Plaidoyer pour 3 niveaux de langues
Dans un pays moderne, ayant un enseignement efficace et le respect de toutes les identités le composant, il devrait y avoir 3 niveaux de langues:
1) Une langue locale ou régionale dans le respect des traditions qui doit être transmise et donc enseignée
2) La langue nationale qui permet les échanges à l’intérieur du pays et le sentiment d’appartenir à une communauté nationale.
3) Une langue internationale qui (on peut le regretter mais c’est ainsi) est l’anglais.

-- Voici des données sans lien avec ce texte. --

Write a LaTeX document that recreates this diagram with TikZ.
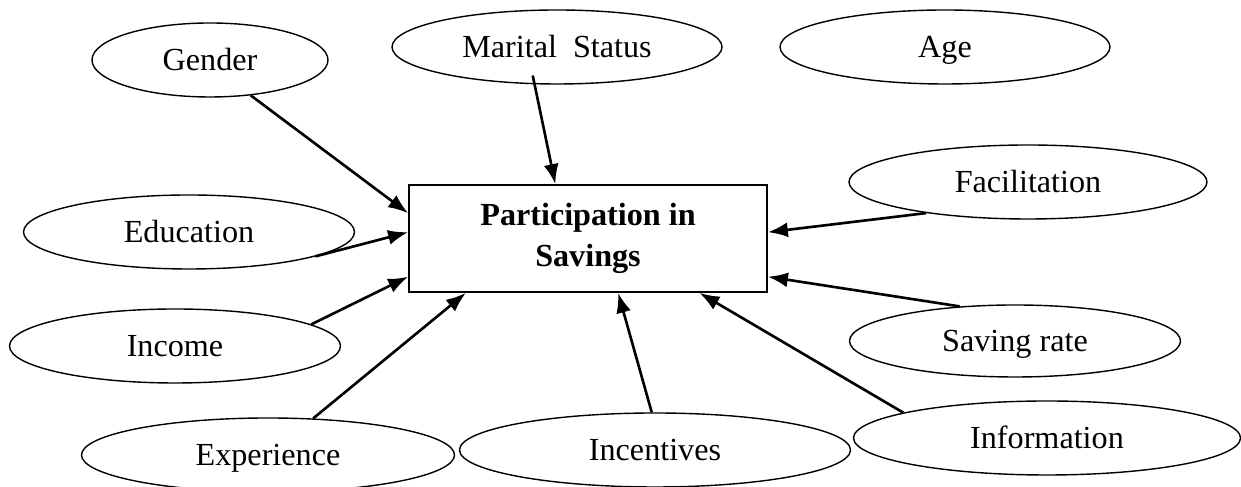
\documentclass[tikz,border=0pt]{standalone}
\usepackage{fontspec}
\setmainfont{Liberation Serif}
\usetikzlibrary{shapes.geometric,arrows.meta}
\tikzset{>={Latex[length=4mm,width=3mm]}}

\begin{document}
\begin{tikzpicture}[font=\fontsize{18.3}{22}\selectfont]
\useasboundingbox (0,0) rectangle (24.82,9.74);

% outcome box
\node (box) at (11.76,4.97) [draw,line width=1pt,rectangle,minimum width=7.16cm,
    minimum height=2.14cm,inner sep=0pt,align=center,font=\fontsize{18.3}{23.5}\selectfont\bfseries]
    {Participation in\\Savings};

\begin{scope}[every node/.style={ellipse,draw,line width=0.8pt,inner sep=0pt,
    text height=12.1pt,text depth=0pt,minimum height=1.48cm}]
\node (gender) at (4.20,8.54) [minimum width=4.72cm] {Gender};
\node (marital) at (11.14,8.80) [minimum width=6.60cm] {Marital\ \ Status};
\node (age) at (18.90,8.80) [minimum width=6.60cm] {Age};
\node (facil) at (20.56,6.10) [minimum width=7.16cm] {Facilitation};
\node (edu) at (3.78,5.10) [minimum width=6.62cm] {Education};
\node (income) at (3.50,2.82) [minimum width=6.62cm] {Income};
\node (saving) at (20.30,2.92) [minimum width=6.62cm,minimum height=1.44cm] {Saving rate};
\node (exper) at (5.36,0.64) [minimum width=7.46cm] {Experience};
\node (incent) at (13.10,0.74) [minimum width=7.82cm] {Incentives};
\node (info) at (20.94,0.98) [minimum width=7.74cm] {Information};
\end{scope}

\begin{scope}[every edge/.style={draw=black,line width=1.5pt,->}]
    \path (gender.-41) edge (box.172);
    \path (edu.-10) edge [shorten <=-0.1cm] (box.178);
    \path (income.9.5) edge (box.192);
    \path (exper.39) edge (box.204.4);

    \path (marital.239) edge [shorten <=-0.18cm] (box.121);
    \path (incent.95) edge (box.-61.5);

    \path (info.170) edge (box.-26);
    \path (saving.148) edge (box.-12);
    \path (facil.197) edge (box.2.7);
\end{scope}
\end{tikzpicture}
\end{document}
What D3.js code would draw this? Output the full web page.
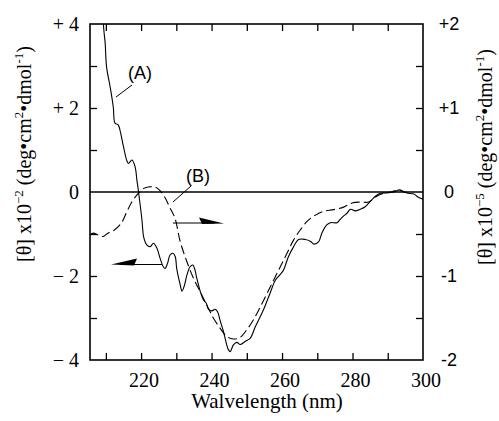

Bien sûr on peut fort bien ne pas avoir un des 3 niveaux. En particulier il n’est pas sûr qu’un parisien de vieille souche (si cela existe) ait besoin de parler une langue régionale. De même que si on n’a pas envie d’apprendre une langue régionale même si on vit dans la région ce n’est pas une obligation. C’est surtout un gage de respect et de tolérance. Quelqu’un qui dit que le breton est juste bon pour le folklore et doit disparaître, même si cette personne a une origine bretonne, elle ne vous respecte pas, elle ne respecte pas le désir que vous pouvez avoir de vivre selon votre tradition, ce qui ne gène que les racistes et les intolérants.
Il ne faut pas oublier également que l’apprentissage de toute langue est une aide pour apprendre une autre langue. Une des difficultés rencontrée par les profs de langue est de faire comprendre aux élèves qu’une langue n’est pas le calque d’une autre. Il ne suffit pas de traduire des mots pour passer d’une langue à l’autre. Un enfant bilingue sait cela d’instinct et gagne un temps fou dans l’apprentissage d’une langue nouvelle.